Figure scripts
****************************************
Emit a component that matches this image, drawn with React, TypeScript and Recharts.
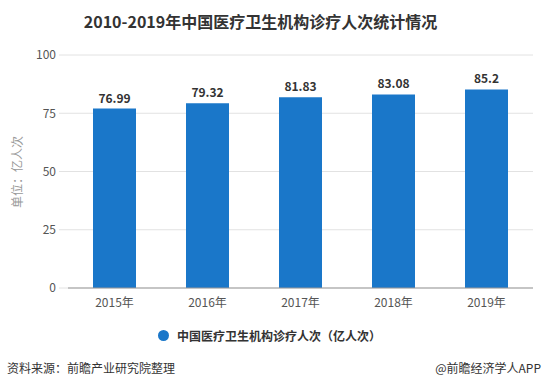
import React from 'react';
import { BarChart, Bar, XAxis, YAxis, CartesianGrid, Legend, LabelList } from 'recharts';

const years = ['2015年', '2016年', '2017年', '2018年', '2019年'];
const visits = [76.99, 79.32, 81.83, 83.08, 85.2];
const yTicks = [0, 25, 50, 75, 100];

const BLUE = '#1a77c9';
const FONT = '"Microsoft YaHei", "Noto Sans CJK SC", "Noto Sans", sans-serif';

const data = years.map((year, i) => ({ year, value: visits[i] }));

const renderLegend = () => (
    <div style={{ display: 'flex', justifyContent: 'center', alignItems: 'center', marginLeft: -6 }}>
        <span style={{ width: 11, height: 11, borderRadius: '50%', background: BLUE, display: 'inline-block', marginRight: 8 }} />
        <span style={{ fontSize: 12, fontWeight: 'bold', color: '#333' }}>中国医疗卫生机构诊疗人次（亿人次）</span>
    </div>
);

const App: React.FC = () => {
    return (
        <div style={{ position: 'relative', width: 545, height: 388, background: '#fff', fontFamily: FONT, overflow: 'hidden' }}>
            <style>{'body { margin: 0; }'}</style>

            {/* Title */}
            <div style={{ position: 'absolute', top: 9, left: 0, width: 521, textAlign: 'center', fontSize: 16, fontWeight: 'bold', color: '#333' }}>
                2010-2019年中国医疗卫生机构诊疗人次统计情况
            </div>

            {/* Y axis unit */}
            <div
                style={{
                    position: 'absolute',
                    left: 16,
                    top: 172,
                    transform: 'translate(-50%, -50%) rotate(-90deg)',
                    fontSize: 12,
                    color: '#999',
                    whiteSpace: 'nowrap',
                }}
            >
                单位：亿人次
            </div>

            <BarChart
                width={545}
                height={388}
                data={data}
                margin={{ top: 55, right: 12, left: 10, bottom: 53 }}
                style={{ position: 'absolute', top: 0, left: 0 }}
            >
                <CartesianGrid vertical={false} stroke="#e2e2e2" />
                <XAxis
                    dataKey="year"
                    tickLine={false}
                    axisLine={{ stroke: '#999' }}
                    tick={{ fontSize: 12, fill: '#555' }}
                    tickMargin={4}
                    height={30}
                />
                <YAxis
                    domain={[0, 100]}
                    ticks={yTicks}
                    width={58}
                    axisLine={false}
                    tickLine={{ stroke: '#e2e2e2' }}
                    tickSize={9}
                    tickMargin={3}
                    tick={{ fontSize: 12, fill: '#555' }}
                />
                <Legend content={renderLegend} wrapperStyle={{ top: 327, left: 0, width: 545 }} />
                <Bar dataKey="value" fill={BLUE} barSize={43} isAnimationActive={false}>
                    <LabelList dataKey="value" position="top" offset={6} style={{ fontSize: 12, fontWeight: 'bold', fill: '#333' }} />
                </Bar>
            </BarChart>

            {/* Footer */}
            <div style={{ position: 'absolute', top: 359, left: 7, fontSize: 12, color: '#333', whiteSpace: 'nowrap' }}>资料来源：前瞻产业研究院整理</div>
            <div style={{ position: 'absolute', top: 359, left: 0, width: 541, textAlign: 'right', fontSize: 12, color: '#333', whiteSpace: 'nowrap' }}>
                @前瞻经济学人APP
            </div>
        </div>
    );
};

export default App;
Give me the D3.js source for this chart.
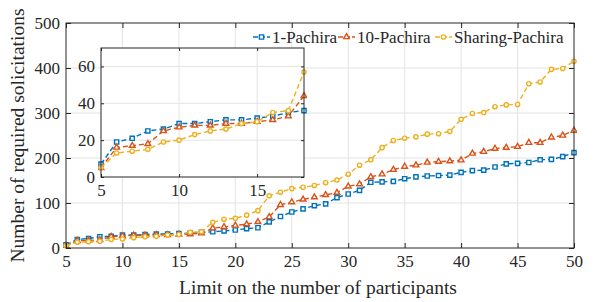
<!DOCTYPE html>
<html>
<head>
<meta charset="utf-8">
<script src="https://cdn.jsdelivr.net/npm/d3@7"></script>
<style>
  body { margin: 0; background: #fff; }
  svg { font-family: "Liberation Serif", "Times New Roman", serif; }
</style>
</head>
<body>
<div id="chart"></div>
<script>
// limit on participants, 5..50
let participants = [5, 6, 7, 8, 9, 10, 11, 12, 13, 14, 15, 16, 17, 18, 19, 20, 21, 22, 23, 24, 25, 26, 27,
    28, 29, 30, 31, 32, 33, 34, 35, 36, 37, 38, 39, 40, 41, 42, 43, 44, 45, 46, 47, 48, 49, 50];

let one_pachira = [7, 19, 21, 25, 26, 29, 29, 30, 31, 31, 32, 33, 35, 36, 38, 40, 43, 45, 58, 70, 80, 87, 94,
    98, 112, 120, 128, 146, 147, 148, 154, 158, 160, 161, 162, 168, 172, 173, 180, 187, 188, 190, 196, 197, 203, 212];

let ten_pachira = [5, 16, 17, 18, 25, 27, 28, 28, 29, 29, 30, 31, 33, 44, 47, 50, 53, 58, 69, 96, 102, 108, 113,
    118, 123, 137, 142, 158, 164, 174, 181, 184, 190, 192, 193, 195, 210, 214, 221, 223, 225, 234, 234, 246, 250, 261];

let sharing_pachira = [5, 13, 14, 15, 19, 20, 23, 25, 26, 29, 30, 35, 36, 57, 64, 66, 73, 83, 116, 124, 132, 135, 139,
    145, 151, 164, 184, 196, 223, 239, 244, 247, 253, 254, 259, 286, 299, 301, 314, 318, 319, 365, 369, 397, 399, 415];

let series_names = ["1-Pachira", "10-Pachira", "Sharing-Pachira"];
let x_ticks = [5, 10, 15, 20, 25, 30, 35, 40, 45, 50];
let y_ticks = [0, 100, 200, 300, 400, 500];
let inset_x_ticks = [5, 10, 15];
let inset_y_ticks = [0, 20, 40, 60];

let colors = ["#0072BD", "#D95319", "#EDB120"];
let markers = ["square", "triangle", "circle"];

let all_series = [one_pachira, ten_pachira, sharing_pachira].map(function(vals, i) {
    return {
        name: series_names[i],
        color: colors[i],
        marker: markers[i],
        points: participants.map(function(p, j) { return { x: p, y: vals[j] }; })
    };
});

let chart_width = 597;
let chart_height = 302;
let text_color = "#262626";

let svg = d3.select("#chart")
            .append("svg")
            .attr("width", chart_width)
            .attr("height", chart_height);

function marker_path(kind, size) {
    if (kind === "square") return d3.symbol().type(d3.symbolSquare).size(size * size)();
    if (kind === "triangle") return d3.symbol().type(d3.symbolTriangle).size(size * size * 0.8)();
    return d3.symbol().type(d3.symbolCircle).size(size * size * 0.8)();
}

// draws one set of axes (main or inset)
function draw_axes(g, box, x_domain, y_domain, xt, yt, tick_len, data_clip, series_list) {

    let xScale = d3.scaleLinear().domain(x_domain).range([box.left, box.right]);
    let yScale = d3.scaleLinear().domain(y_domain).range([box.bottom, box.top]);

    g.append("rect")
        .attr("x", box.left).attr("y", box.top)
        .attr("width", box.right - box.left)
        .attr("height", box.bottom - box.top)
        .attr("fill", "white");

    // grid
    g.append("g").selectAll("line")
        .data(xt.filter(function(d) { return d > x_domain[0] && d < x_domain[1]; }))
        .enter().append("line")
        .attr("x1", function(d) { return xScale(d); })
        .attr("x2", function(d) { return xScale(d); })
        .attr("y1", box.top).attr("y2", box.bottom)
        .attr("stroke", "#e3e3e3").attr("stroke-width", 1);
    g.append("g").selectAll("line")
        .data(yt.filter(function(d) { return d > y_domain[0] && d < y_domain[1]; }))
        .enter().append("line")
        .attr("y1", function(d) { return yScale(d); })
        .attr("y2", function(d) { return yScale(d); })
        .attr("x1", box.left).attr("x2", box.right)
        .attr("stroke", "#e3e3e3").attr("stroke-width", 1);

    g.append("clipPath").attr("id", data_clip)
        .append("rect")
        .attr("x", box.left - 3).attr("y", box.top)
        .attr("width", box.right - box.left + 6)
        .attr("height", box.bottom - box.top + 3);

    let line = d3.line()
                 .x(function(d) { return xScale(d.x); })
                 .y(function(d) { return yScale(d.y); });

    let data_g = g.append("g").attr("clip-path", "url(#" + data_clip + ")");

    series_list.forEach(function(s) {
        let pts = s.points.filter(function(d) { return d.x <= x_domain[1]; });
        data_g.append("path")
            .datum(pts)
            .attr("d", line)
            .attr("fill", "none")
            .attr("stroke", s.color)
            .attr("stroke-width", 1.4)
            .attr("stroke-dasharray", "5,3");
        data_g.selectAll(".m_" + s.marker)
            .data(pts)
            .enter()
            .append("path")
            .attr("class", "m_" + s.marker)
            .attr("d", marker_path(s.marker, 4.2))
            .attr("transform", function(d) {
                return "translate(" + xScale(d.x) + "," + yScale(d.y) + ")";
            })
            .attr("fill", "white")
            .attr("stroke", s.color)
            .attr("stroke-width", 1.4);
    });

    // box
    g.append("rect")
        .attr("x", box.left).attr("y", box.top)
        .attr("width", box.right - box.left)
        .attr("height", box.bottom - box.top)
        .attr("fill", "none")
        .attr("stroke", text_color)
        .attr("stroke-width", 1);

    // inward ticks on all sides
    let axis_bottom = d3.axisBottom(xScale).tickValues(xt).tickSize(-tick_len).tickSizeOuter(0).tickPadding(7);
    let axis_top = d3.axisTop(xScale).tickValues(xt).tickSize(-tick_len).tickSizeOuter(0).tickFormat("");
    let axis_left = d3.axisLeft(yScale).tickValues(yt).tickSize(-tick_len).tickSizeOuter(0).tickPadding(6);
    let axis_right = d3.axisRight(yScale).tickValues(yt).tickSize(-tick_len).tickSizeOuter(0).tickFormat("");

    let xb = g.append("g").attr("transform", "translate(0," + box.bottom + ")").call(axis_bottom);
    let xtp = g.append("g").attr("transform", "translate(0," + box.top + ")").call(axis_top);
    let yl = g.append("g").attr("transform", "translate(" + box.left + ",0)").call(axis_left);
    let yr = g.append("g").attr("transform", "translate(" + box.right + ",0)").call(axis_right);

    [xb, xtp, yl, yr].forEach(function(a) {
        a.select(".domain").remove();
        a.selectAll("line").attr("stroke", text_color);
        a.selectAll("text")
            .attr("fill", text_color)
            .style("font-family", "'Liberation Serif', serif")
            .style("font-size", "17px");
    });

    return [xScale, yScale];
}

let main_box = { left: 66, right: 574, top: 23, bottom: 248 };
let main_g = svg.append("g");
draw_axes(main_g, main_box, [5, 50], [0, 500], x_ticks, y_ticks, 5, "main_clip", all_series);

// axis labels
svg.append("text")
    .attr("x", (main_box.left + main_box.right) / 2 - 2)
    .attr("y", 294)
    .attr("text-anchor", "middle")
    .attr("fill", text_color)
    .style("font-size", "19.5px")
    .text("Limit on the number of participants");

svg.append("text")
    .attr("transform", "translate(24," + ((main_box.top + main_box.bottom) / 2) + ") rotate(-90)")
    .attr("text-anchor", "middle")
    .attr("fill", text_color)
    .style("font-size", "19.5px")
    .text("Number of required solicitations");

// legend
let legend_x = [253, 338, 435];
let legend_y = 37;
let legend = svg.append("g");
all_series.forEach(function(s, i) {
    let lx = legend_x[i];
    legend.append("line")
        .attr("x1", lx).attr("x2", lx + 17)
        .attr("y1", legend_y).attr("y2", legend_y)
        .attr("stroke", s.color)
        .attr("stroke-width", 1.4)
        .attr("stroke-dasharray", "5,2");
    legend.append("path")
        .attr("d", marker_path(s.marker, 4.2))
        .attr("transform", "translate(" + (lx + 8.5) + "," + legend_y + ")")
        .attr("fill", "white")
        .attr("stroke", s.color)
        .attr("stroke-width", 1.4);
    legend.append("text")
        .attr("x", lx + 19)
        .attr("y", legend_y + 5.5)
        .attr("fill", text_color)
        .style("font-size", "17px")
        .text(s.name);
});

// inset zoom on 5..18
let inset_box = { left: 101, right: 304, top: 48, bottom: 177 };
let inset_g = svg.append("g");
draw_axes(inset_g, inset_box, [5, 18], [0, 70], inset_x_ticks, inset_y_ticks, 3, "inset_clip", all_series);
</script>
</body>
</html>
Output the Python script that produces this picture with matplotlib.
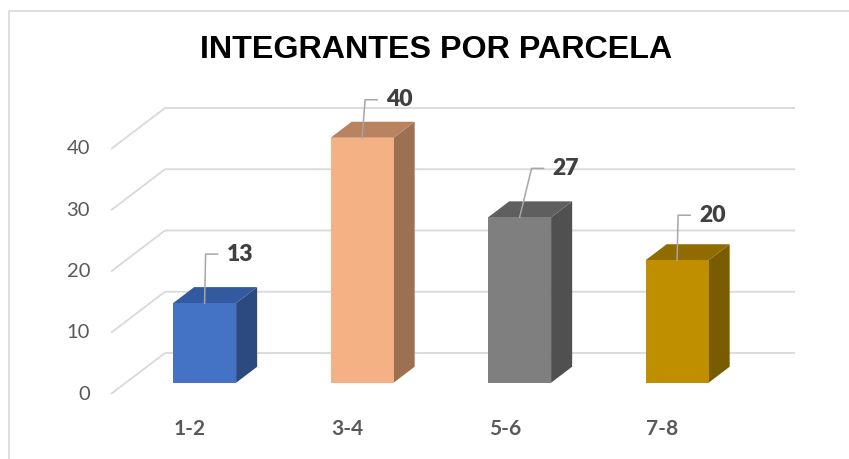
****************************************
Your goal ▸
Would you restate, exactly and with no pictures, the lines of the entries above from the one containing "Give me the D3.js source for this chart." through the one containing "197, 203, 212];"?

Answer to this exercise ▸
Give me the D3.js source for this chart.
<!DOCTYPE html>
<html>
<head>
<meta charset="utf-8">
<script src="https://cdn.jsdelivr.net/npm/d3@7"></script>
<style>
  body { margin: 0; background: #fff; }
  svg { font-family: "Liberation Serif", "Times New Roman", serif; }
</style>
</head>
<body>
<div id="chart"></div>
<script>
// limit on participants, 5..50
let participants = [5, 6, 7, 8, 9, 10, 11, 12, 13, 14, 15, 16, 17, 18, 19, 20, 21, 22, 23, 24, 25, 26, 27,
    28, 29, 30, 31, 32, 33, 34, 35, 36, 37, 38, 39, 40, 41, 42, 43, 44, 45, 46, 47, 48, 49, 50];

let one_pachira = [7, 19, 21, 25, 26, 29, 29, 30, 31, 31, 32, 33, 35, 36, 38, 40, 43, 45, 58, 70, 80, 87, 94,
    98, 112, 120, 128, 146, 147, 148, 154, 158, 160, 161, 162, 168, 172, 173, 180, 187, 188, 190, 196, 197, 203, 212];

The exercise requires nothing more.